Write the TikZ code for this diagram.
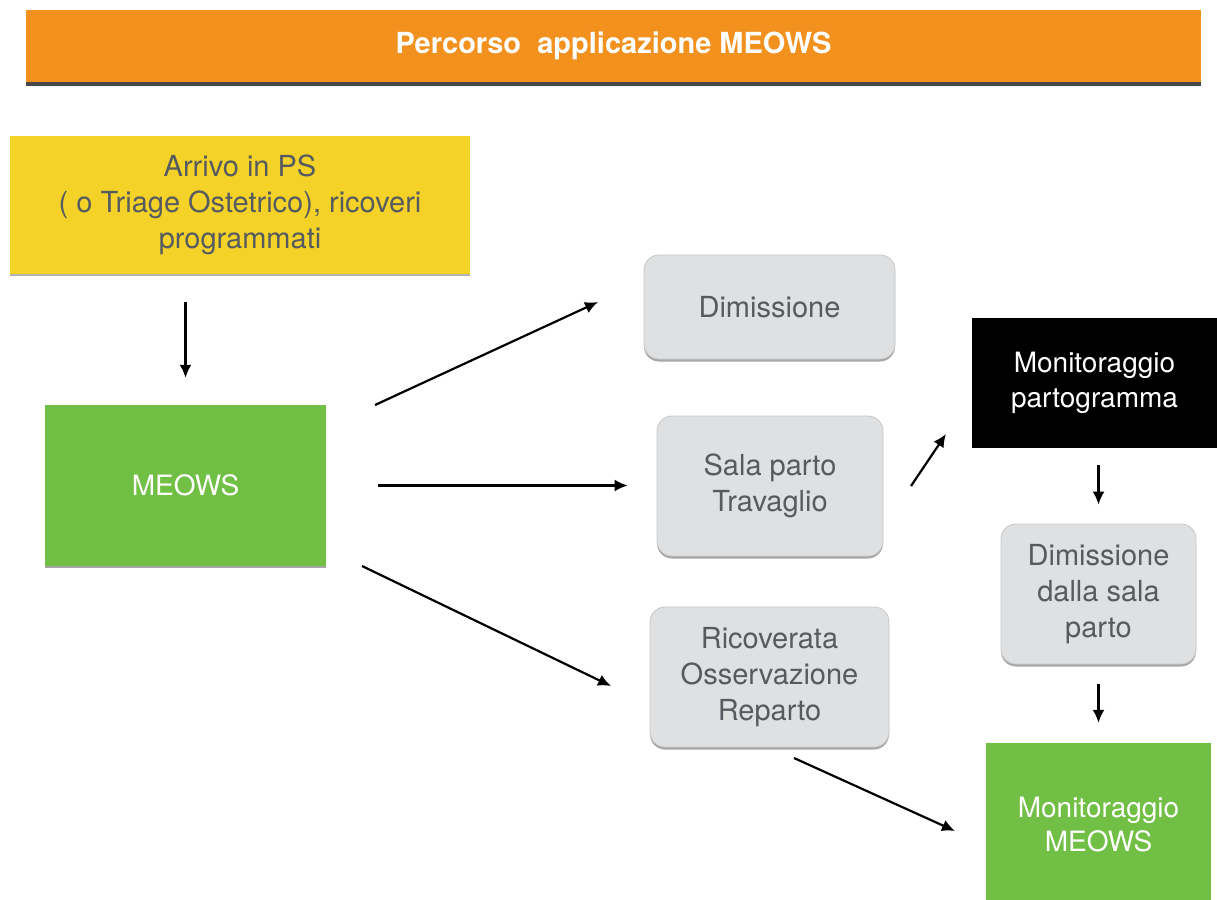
\documentclass[tikz,border=0pt]{standalone}
\usepackage{fontspec}
\setmainfont{TeX Gyre Heros}
\usetikzlibrary{arrows.meta, shadows}
\definecolor{bar_orange}{HTML}{F2911D}
\definecolor{box_yellow}{HTML}{F4D228}
\definecolor{box_green}{HTML}{71BF44}
\definecolor{box_gray}{HTML}{DFE0E2}
\definecolor{txt_gray}{HTML}{565B60}
\tikzset{
  title_bar/.style={rectangle, fill=bar_orange, inner sep=0pt, minimum width=1175pt, minimum height=72pt, text=white, font=\fontsize{29}{35}\selectfont\bfseries, drop shadow={shadow xshift=0pt, shadow yshift=-3.5pt, fill=black!80, opacity=0.9}},
  start_box/.style={rectangle, fill=box_yellow, inner sep=0pt, align=center, text=txt_gray, font=\fontsize{29}{36}\selectfont, drop shadow={shadow xshift=0pt, shadow yshift=-2pt, opacity=0.6}},
  green_box/.style={rectangle, fill=box_green, inner sep=0pt, align=center, text=white, font=\fontsize{28}{34}\selectfont, drop shadow={shadow xshift=0pt, shadow yshift=-2pt, opacity=0.7}},
  dark_box/.style={rectangle, fill=black, inner sep=0pt, align=center, text=white, font=\fontsize{28}{35}\selectfont},
  step_box/.style={rectangle, rounded corners=15pt, fill=box_gray, draw=black!22, line width=0.8pt, inner sep=0pt, align=center, text=txt_gray, font=\fontsize{29}{36}\selectfont, drop shadow={shadow xshift=0pt, shadow yshift=-2.5pt, opacity=0.7}},
  arrow/.style={-{Latex[length=13pt, width=12pt]}, line width=2.2pt, black}
}

\begin{document}
\begin{tikzpicture}[x=1pt, y=-1pt]
  \useasboundingbox (0,0) rectangle (1217,899);

  % --- title ---
  \node[title_bar] (title) at (613.5,46) {Percorso\ \ applicazione MEOWS};

  % --- left column ---
  \node[start_box, minimum width=460pt, minimum height=138pt] (arrivo) at (240,205) {Arrivo in PS\\( o Triage Ostetrico), ricoveri\\programmati};
  \node[green_box, minimum width=281pt, minimum height=161pt] (meows) at (185.5,485.5) {MEOWS};

  % --- middle column ---
  \node[step_box, minimum width=251pt, minimum height=104pt] (dimissione) at (769.5,307) {Dimissione};
  \node[step_box, minimum width=226pt, minimum height=140pt] (sala) at (770,486) {Sala parto\\Travaglio};
  \node[step_box, minimum width=239pt, minimum height=140pt] (ricoverata) at (769.5,677) {Ricoverata\\Osservazione\\Reparto};

  % --- right column ---
  \node[dark_box, minimum width=245pt, minimum height=130pt] (partogramma) at (1094.5,383) {Monitoraggio\\partogramma};
  \node[step_box, minimum width=195pt, minimum height=140pt] (dimsala) at (1098.5,594) {Dimissione\\dalla sala\\parto};
  \node[green_box, minimum width=225pt, minimum height=164pt] (monmeows) at (1098.5,825) {Monitoraggio\\MEOWS};

  % free arrow ends (arrows stop short of the boxes)
  \coordinate (meowsUp) at (375,405);
  \coordinate (dimIn) at (598,302);
  \coordinate (meowsDown) at (362,566);
  \coordinate (ricIn) at (611,686);
  \coordinate (salaOut) at (911,486);
  \coordinate (partIn) at (946,434);
  \coordinate (ricOut) at (794,758);
  \coordinate (monIn) at (955,831);

  % --- arrows ---
  \draw[arrow, shorten <=28pt, shorten >=27pt] (meows.north |- arrivo.south) -- (meows.north);
  \draw[arrow] (meowsUp) -- (dimIn);
  \draw[arrow, shorten <=52pt, shorten >=29pt] (meows.east) -- (meows.east -| sala.west);
  \draw[arrow] (meowsDown) -- (ricIn);
  \draw[arrow] (salaOut) -- (partIn);
  \draw[arrow, shorten <=17pt, shorten >=19pt] (dimsala.north |- partogramma.south) -- (dimsala.north);
  \draw[arrow, shorten <=20pt, shorten >=20pt] (dimsala.south) -- (monmeows.north);
  \draw[arrow] (ricOut) -- (monIn);
\end{tikzpicture}
\end{document}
+-------+
• [Work required] Leave out the pictures and transcribe everything else exactly.

• [Result of the task]
Write the TikZ code for this diagram.
\documentclass[tikz,border=0pt]{standalone}
\usepackage{fontspec}
\setmainfont{TeX Gyre Heros}
\usetikzlibrary{arrows.meta, shadows}
\definecolor{bar_orange}{HTML}{F2911D}
\definecolor{box_yellow}{HTML}{F4D228}
\definecolor{box_green}{HTML}{71BF44}
\definecolor{box_gray}{HTML}{DFE0E2}
\definecolor{txt_gray}{HTML}{565B60}
\tikzset{
  title_bar/.style={rectangle, fill=bar_orange, inner sep=0pt, minimum width=1175pt, minimum height=72pt, text=white, font=\fontsize{29}{35}\selectfont\bfseries, drop shadow={shadow xshift=0pt, shadow yshift=-3.5pt, fill=black!80, opacity=0.9}},
  start_box/.style={rectangle, fill=box_yellow, inner sep=0pt, align=center, text=txt_gray, font=\fontsize{29}{36}\selectfont, drop shadow={shadow xshift=0pt, shadow yshift=-2pt, opacity=0.6}},
  green_box/.style={rectangle, fill=box_green, inner sep=0pt, align=center, text=white, font=\fontsize{28}{34}\selectfont, drop shadow={shadow xshift=0pt, shadow yshift=-2pt, opacity=0.7}},
  dark_box/.style={rectangle, fill=black, inner sep=0pt, align=center, text=white, font=\fontsize{28}{35}\selectfont},
  step_box/.style={rectangle, rounded corners=15pt, fill=box_gray, draw=black!22, line width=0.8pt, inner sep=0pt, align=center, text=txt_gray, font=\fontsize{29}{36}\selectfont, drop shadow={shadow xshift=0pt, shadow yshift=-2.5pt, opacity=0.7}},
  arrow/.style={-{Latex[length=13pt, width=12pt]}, line width=2.2pt, black}
}

\begin{document}
\begin{tikzpicture}[x=1pt, y=-1pt]
  \useasboundingbox (0,0) rectangle (1217,899);

  % --- title ---
  \node[title_bar] (title) at (613.5,46) {Percorso\ \ applicazione MEOWS};

  % --- left column ---
  \node[start_box, minimum width=460pt, minimum height=138pt] (arrivo) at (240,205) {Arrivo in PS\\( o Triage Ostetrico), ricoveri\\programmati};
  \node[green_box, minimum width=281pt, minimum height=161pt] (meows) at (185.5,485.5) {MEOWS};

  % --- middle column ---
  \node[step_box, minimum width=251pt, minimum height=104pt] (dimissione) at (769.5,307) {Dimissione};
  \node[step_box, minimum width=226pt, minimum height=140pt] (sala) at (770,486) {Sala parto\\Travaglio};
  \node[step_box, minimum width=239pt, minimum height=140pt] (ricoverata) at (769.5,677) {Ricoverata\\Osservazione\\Reparto};

  % --- right column ---
  \node[dark_box, minimum width=245pt, minimum height=130pt] (partogramma) at (1094.5,383) {Monitoraggio\\partogramma};
  \node[step_box, minimum width=195pt, minimum height=140pt] (dimsala) at (1098.5,594) {Dimissione\\dalla sala\\parto};
  \node[green_box, minimum width=225pt, minimum height=164pt] (monmeows) at (1098.5,825) {Monitoraggio\\MEOWS};

  % free arrow ends (arrows stop short of the boxes)
  \coordinate (meowsUp) at (375,405);
  \coordinate (dimIn) at (598,302);
  \coordinate (meowsDown) at (362,566);
  \coordinate (ricIn) at (611,686);
  \coordinate (salaOut) at (911,486);
  \coordinate (partIn) at (946,434);
  \coordinate (ricOut) at (794,758);
  \coordinate (monIn) at (955,831);

  % --- arrows ---
  \draw[arrow, shorten <=28pt, shorten >=27pt] (meows.north |- arrivo.south) -- (meows.north);
  \draw[arrow] (meowsUp) -- (dimIn);
  \draw[arrow, shorten <=52pt, shorten >=29pt] (meows.east) -- (meows.east -| sala.west);
  \draw[arrow] (meowsDown) -- (ricIn);
  \draw[arrow] (salaOut) -- (partIn);
  \draw[arrow, shorten <=17pt, shorten >=19pt] (dimsala.north |- partogramma.south) -- (dimsala.north);
  \draw[arrow, shorten <=20pt, shorten >=20pt] (dimsala.south) -- (monmeows.north);
  \draw[arrow] (ricOut) -- (monIn);
\end{tikzpicture}
\end{document}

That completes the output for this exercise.